Additional information

Notes on contributors

Michelle Scobie

Michelle Scobie is a Lecturer and Researcher at the Institute of International Relations at The University of the West Indies (UWI), St. Augustine, and Co-Editor of the Caribbean Journal of International Relations and Diplomacy. She has practiced as an Attorney-at-Law in Trinidad and Tobago and Venezuela. She was the first corporate secretary of the Trinidad and Tobago Heritage and Stabilisation Fund. She is a member of the Caribbean Studies Association, the International Studies Association, the University of the West Indies Oceans Governance Network, the Earth System Governance Global Research Alliance and the Future Earth Ocean Knowledge Action Network.
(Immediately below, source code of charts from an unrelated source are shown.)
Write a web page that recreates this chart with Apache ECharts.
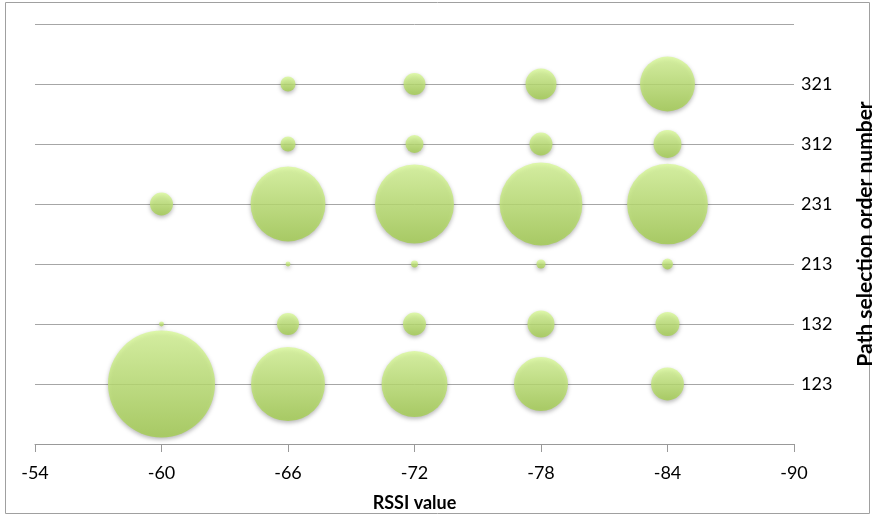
<!DOCTYPE html>
<html>
<head>
<meta charset="utf-8">
<script src="https://cdn.jsdelivr.net/npm/echarts@6/dist/echarts.min.js"></script>
<style>html,body{margin:0;padding:0;background:#fff}#c{width:873px;height:516px}</style>
</head>
<body>
<div id="c"></div>
<script>
// RSSI columns (x values)
const rssi = [-60, -66, -72, -78, -84];
// Path selection order categories (bottom to top)
const paths = ['123', '132', '213', '231', '312', '321'];
// Share (%) of each path selection order per RSSI value (bubble size)
const share123 = [95.4, 45.5, 36.2, 24.3, 9.0];
const share132 = [0.2, 4.0, 4.4, 6.1, 4.8];
const share213 = [0, 0.2, 0.4, 0.7, 1.0];
const share231 = [4.4, 46.7, 51.9, 57.1, 54.3];
const share312 = [0, 1.9, 2.7, 4.4, 6.5];
const share321 = [0, 1.9, 4.0, 8.0, 25.1];
const xTicks = [-54, -60, -66, -72, -78, -84, -90];

const rows = [share123, share132, share213, share231, share312, share321];
const data = [];
rows.forEach((row, i) => {
  row.forEach((v, j) => {
    if (v > 0) data.push([rssi[j], i + 1, v]);
  });
});

const maxShare = 95.4, maxDiam = 107;
const chart = echarts.init(document.getElementById('c'));
const font = 'Lato, "Open Sans", sans-serif';
chart.setOption({
  animation: false,
  grid: { left: 35, right: 79, top: 24, bottom: 72, containLabel: false, outerBoundsMode: 'none' },
  xAxis: {
    type: 'value', inverse: true, min: -90, max: -54, interval: 6,
    name: 'RSSI value', nameLocation: 'middle', nameGap: 50,
    nameTextStyle: { fontFamily: font, fontWeight: 'bold', fontSize: 18, color: '#000' },
    axisLine: { show: true, lineStyle: { color: '#999', width: 1 } },
    axisTick: { show: true, length: 8, lineStyle: { color: '#999' } },
    axisLabel: { margin: 20, fontFamily: font, fontSize: 18, color: '#000',
      formatter: v => xTicks.includes(v) ? String(v) : '' },
    splitLine: { show: false }
  },
  yAxis: {
    type: 'value', position: 'right', min: 0, max: 7, interval: 1,
    name: 'Path selection order number', nameLocation: 'middle', nameGap: 61, nameRotate: 90,
    nameTextStyle: { fontFamily: font, fontWeight: 'bold', fontSize: 21, color: '#000', padding: [0, 0, 0, 0] },
    axisLine: { show: false }, axisTick: { show: false },
    axisLabel: { margin: 7, fontFamily: font, fontSize: 18, color: '#000',
      formatter: v => (v >= 1 && v <= 6) ? paths[v - 1] : '' },
    splitLine: { show: true, lineStyle: { color: '#a6a6a6', width: 1 } }
  },
  series: [{
    type: 'scatter',
    data: data,
    symbolSize: d => maxDiam * Math.sqrt(d[2] / maxShare),
    itemStyle: {
      color: new echarts.graphic.LinearGradient(0, 0, 0, 1, [
        { offset: 0, color: '#dafa9a' },
        { offset: 1, color: '#a3cd4f' }
      ]),
      shadowColor: 'rgba(0,0,0,0.35)', shadowBlur: 4, shadowOffsetY: 2
    }
  }],
  graphic: [{
    type: 'rect', shape: { x: 5.5, y: 2.5, width: 864, height: 511 },
    style: { fill: null, stroke: '#a0a0a0', lineWidth: 1 }, silent: true, z: -1
  }]
});
</script>
</body>
</html>
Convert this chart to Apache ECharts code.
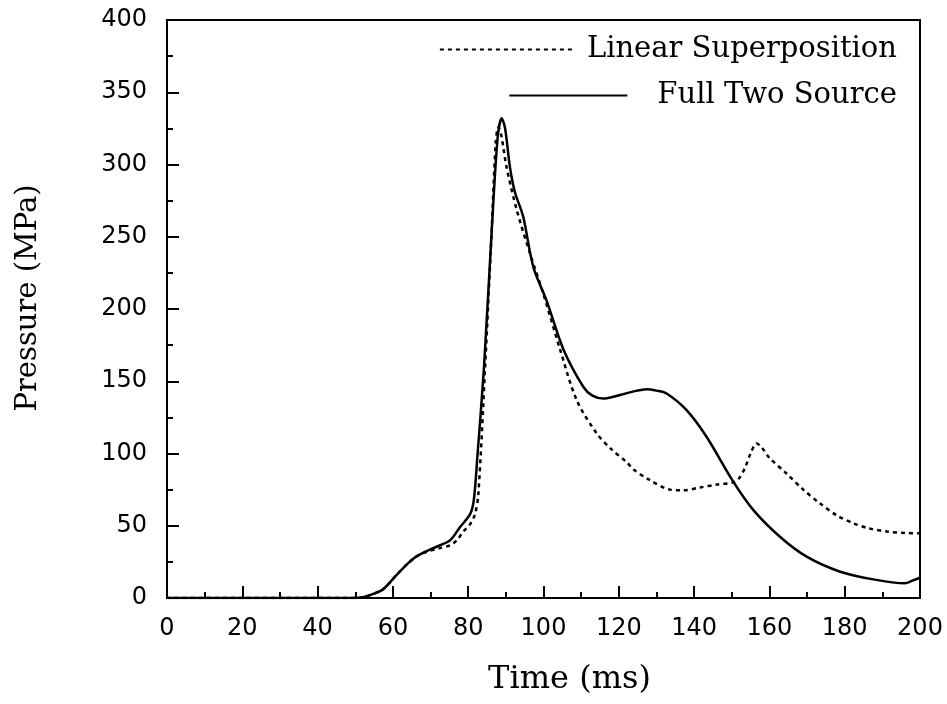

Her research areas include international law, international environmental law and developing states’ perspectives on global and regional environmental governance. Her most recent book is Global Environmental Governance and Small States: Architectures and Agency in the Caribbean (Edward Elgar, 2019).

Afiya France

Afiya France graduated as a Harlan Fiske Stone Scholar upon obtaining her LLM (with a concentration in health law) from Columbia Law School, New York. She was admitted to practice as an Attorney-at Law in Trinidad and Tobago in October 2004. She received her LLM from Columbia Law. Before joining the Law Faculty in 2012, she practised law at the Ministry of the Attorney General and Legal Affairs Solicitor General’s Department. At the faculty, she teaches family law, alternative dispute resolution and discrimination in employment. Her research interests include disability law, discrimination law and human rights. Her most recent publication is “The CRPD and Persons with Mental Disabilities in the Commonwealth Caribbean” in the Journal of Law Governance and Society (2017).